This one was recommended to me by a friend who for some reason (unknown to me) thought I’d enjoy it very much. Anyway...
It’s not like I hated the book. In fact, I did enjoy it in parts.
The story is fast paced, the writing is crisp and easy. And it has that ‘page turner’ quality (at least in the first 3/4th of the book). The narrative is split into three different POV’s, each with a distinctive style and course.
25 year old Libby aka ‘the baby’ has just inherited a mansion in the heart of Chelsea from a family she lost as a baby.
While researching on this surprise inheritance, there are a few other discoveries that come to light, the prime among which is that as a baby she had been found by authorities in the midst of a crime scene, gurgling away in her crib with three dead people in the house (her parents and their friend in an alleged suicide pact), and that she has two other siblings she never got to see/know growing up.
It is these three; Libby, Henry, and Lucy around which the narrative is structured.
Thus unravels the story of the mansion, at the centre of which lie these three families whose lives become closely intertwined in sinister ways...ways that the reader will find himself piecing together as he becomes part of the journey. A journey rife with emotional upheaval, a troubled childhood, bizarre cultic traditions, and some deep dark secrets that once breathed in the mansion, waiting for 25 years to be uncovered.
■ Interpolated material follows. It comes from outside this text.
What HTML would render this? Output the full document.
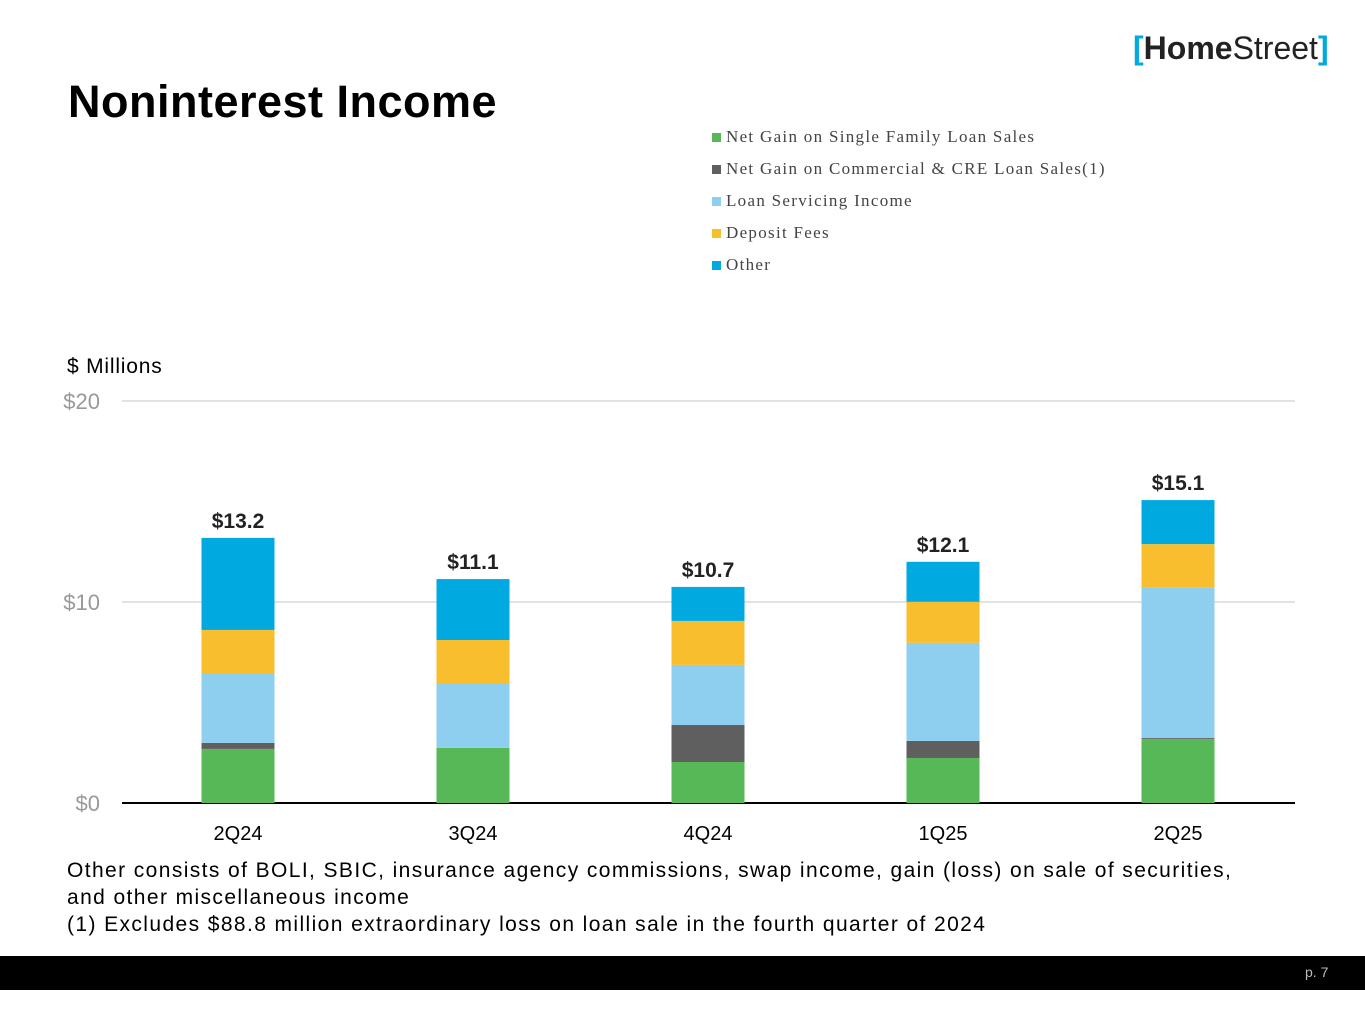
<!DOCTYPE html>
<html><head><meta charset="utf-8"><style>
body{margin:0;width:1365px;height:1024px;background:#fff;position:relative;overflow:hidden;font-family:"Liberation Sans",sans-serif}
.t{position:absolute;white-space:nowrap}
</style></head><body>
<div class="t" style="left:68px;top:76px;font-size:45px;font-weight:bold;color:#000;letter-spacing:0.5px">Noninterest Income</div>
<div class="t" style="left:1133px;top:30px;font-size:32px;color:#222"><span style="color:#00a9e0;font-weight:bold">[</span><b>Home</b>Street<span style="color:#00a9e0;font-weight:bold">]</span></div>
<div style="position:absolute;left:712px;top:127px;font-family:'Liberation Serif',serif;font-size:17px;letter-spacing:1.3px;color:#444">
<div style="height:32px"><span style="display:inline-block;width:9px;height:9px;background:#56b856;margin-right:5px"></span>Net Gain on Single Family Loan Sales</div>
<div style="height:32px"><span style="display:inline-block;width:9px;height:9px;background:#5f5f5f;margin-right:5px"></span>Net Gain on Commercial &amp; CRE Loan Sales(1)</div>
<div style="height:32px"><span style="display:inline-block;width:9px;height:9px;background:#8ecff0;margin-right:5px"></span>Loan Servicing Income</div>
<div style="height:32px"><span style="display:inline-block;width:9px;height:9px;background:#f8be2e;margin-right:5px"></span>Deposit Fees</div>
<div style="height:32px"><span style="display:inline-block;width:9px;height:9px;background:#00a9e0;margin-right:5px"></span>Other</div>
</div>
<div class="t" style="left:67px;top:355px;font-size:21px;color:#000;letter-spacing:0.8px">$ Millions</div>
<svg id="chart" width="1365" height="860" style="position:absolute;left:0;top:0"></svg>
<div class="t" style="left:67px;top:857px;font-size:21px;line-height:27px;color:#000;letter-spacing:1.4px">Other consists of BOLI, SBIC, insurance agency commissions, swap income, gain (loss) on sale of securities,<br>and other miscellaneous income<br>(1) Excludes $88.8 million extraordinary loss on loan sale in the fourth quarter of 2024</div>
<div style="position:absolute;left:0;top:956px;width:1365px;height:34px;background:#000"></div>
<div class="t" style="left:1305px;top:964px;font-size:14px;color:#bbb">p. 7</div>
<script>
const categories=["2Q24","3Q24","4Q24","1Q25","2Q25"];
const sfLoan=[2.69,2.74,2.04,2.24,3.18];
const creLoan=[0.3,0,1.84,0.85,0.05];
const servicing=[3.43,3.18,2.99,4.88,7.51];
const deposit=[2.19,2.19,2.19,2.04,2.14];
const other=[4.58,3.03,1.69,1.99,2.19];
const totals=["$13.2","$11.1","$10.7","$12.1","$15.1"];
const yTicks=[0,10,20];
const NS="http://www.w3.org/2000/svg",svg=document.getElementById('chart');
const y=v=>803-v*20.1, x=i=>238+i*235;
function mk(t,a){const e=document.createElementNS(NS,t);for(const k in a)e.setAttribute(k,a[k]);svg.appendChild(e);return e;}
yTicks.forEach(v=>{
 const l=mk('line',{x1:122,x2:1295,y1:y(v),y2:y(v),stroke:v===0?'#000':'#d9d9d9','stroke-width':v===0?2:1.5});
 
 
 const t=mk('text',{x:100,y:y(v)+8,'text-anchor':'end','font-size':22,fill:'#999','font-family':'Liberation Sans'});
 t.textContent='$'+v;
 
 
});
const series=[[sfLoan,'#56b856'],[creLoan,'#5f5f5f'],[servicing,'#8ecff0'],[deposit,'#f8be2e'],[other,'#00a9e0']];
categories.forEach((c,i)=>{
 let base=0;
 series.forEach(([arr,col])=>{
  const v=arr[i];
  const r=mk('rect',{x:x(i)-36.5,width:73,y:y(base+v),height:v*20.1,fill:col});
  
  
  base+=v;
 });
 const t=mk('text',{x:x(i),y:y(base)-10,'text-anchor':'middle','font-size':21,'font-weight':'bold',fill:'#222','font-family':'Liberation Sans'});
 t.textContent=totals[i];
 
 
 const lt=mk('text',{x:x(i),y:840,'text-anchor':'middle','font-size':20,fill:'#000','font-family':'Liberation Sans'});
 lt.textContent=c;
 
 
});
</script>
</body></html>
Jewell has managed to successfully arouse and maintain the intrigue of the reader with each person’s narrative alternating between their horrifying past replete with cloistered cultic traditions and incestuous relationships, and their tumultuous present that is filled with confusion, fear, anxiety, and yet a common yearning...to meet each other, especially ‘the baby’.
There are moments of surprise and incredulity that will leave the reader open mouthed but turning pages nevertheless.
Some instances that require suspension of disbelief include:
A murder happening (too easily executed and concealed) in broad daylight and the cops never following up on it.
Henry (at age 12 or 13) learning the entire expansive science of herbs and potions from Justin and then practicing it all alone with equal finesse almost felt like a retelling of ‘the sorcerers apprentice’.
Also couldn’t help feeling all the kids in the book must have been precocious, with them the little geniuses mastering sciences and culinary arts, or understanding the nuances of mature adult relationships or even plotting the almost-perfect escape and getting away with murder.
All this, with not even as much as basic formal schooling (Couldn’t help feeling it may have been education that ruined us).
Cut to the last 1/4th of the book, and the plot starts feeling a little stodgy or probably this is because your expectations have risen by then, when suddenly the big reveal...the sibling is not the sibling (which is a good twist nonetheless).
You devour the next few pages at break neck speed and just when you think the plot is getting sinister, PHAATT! It falls flat!
Yes, the way the story ended left me feeling let down because by then I was rooting for pure evil, what with a cultic plot like that. Instead it gave me a happily ever after with almost negligible traces of ominousness (a major roll-eye moment).
It was as if the quota of dark psychology had outdone itself during their childhood and not wanting to creep them out anymore suddenly decided to quit the family reunion.
Jewell leaves a lot to the readers imagination, with her touch-and-go style of cause and effect.
Well, I do acknowledge the fact that a nice little open ending exercises the brain cells, but experimenting with these kind of open loops a tad too frequently in the story can make it seem like the author may have not known how best to end what she had started.
To sum up, ‘The Family Upstairs’ is a racy, chilling, psychological read that includes multiple story lines, scarred lives, a lot of mystery, several murders, a deranged cult, a malevolent obsession, and a happy ending, that will leave you with some jaw drops and a whole lot of roll eye moments.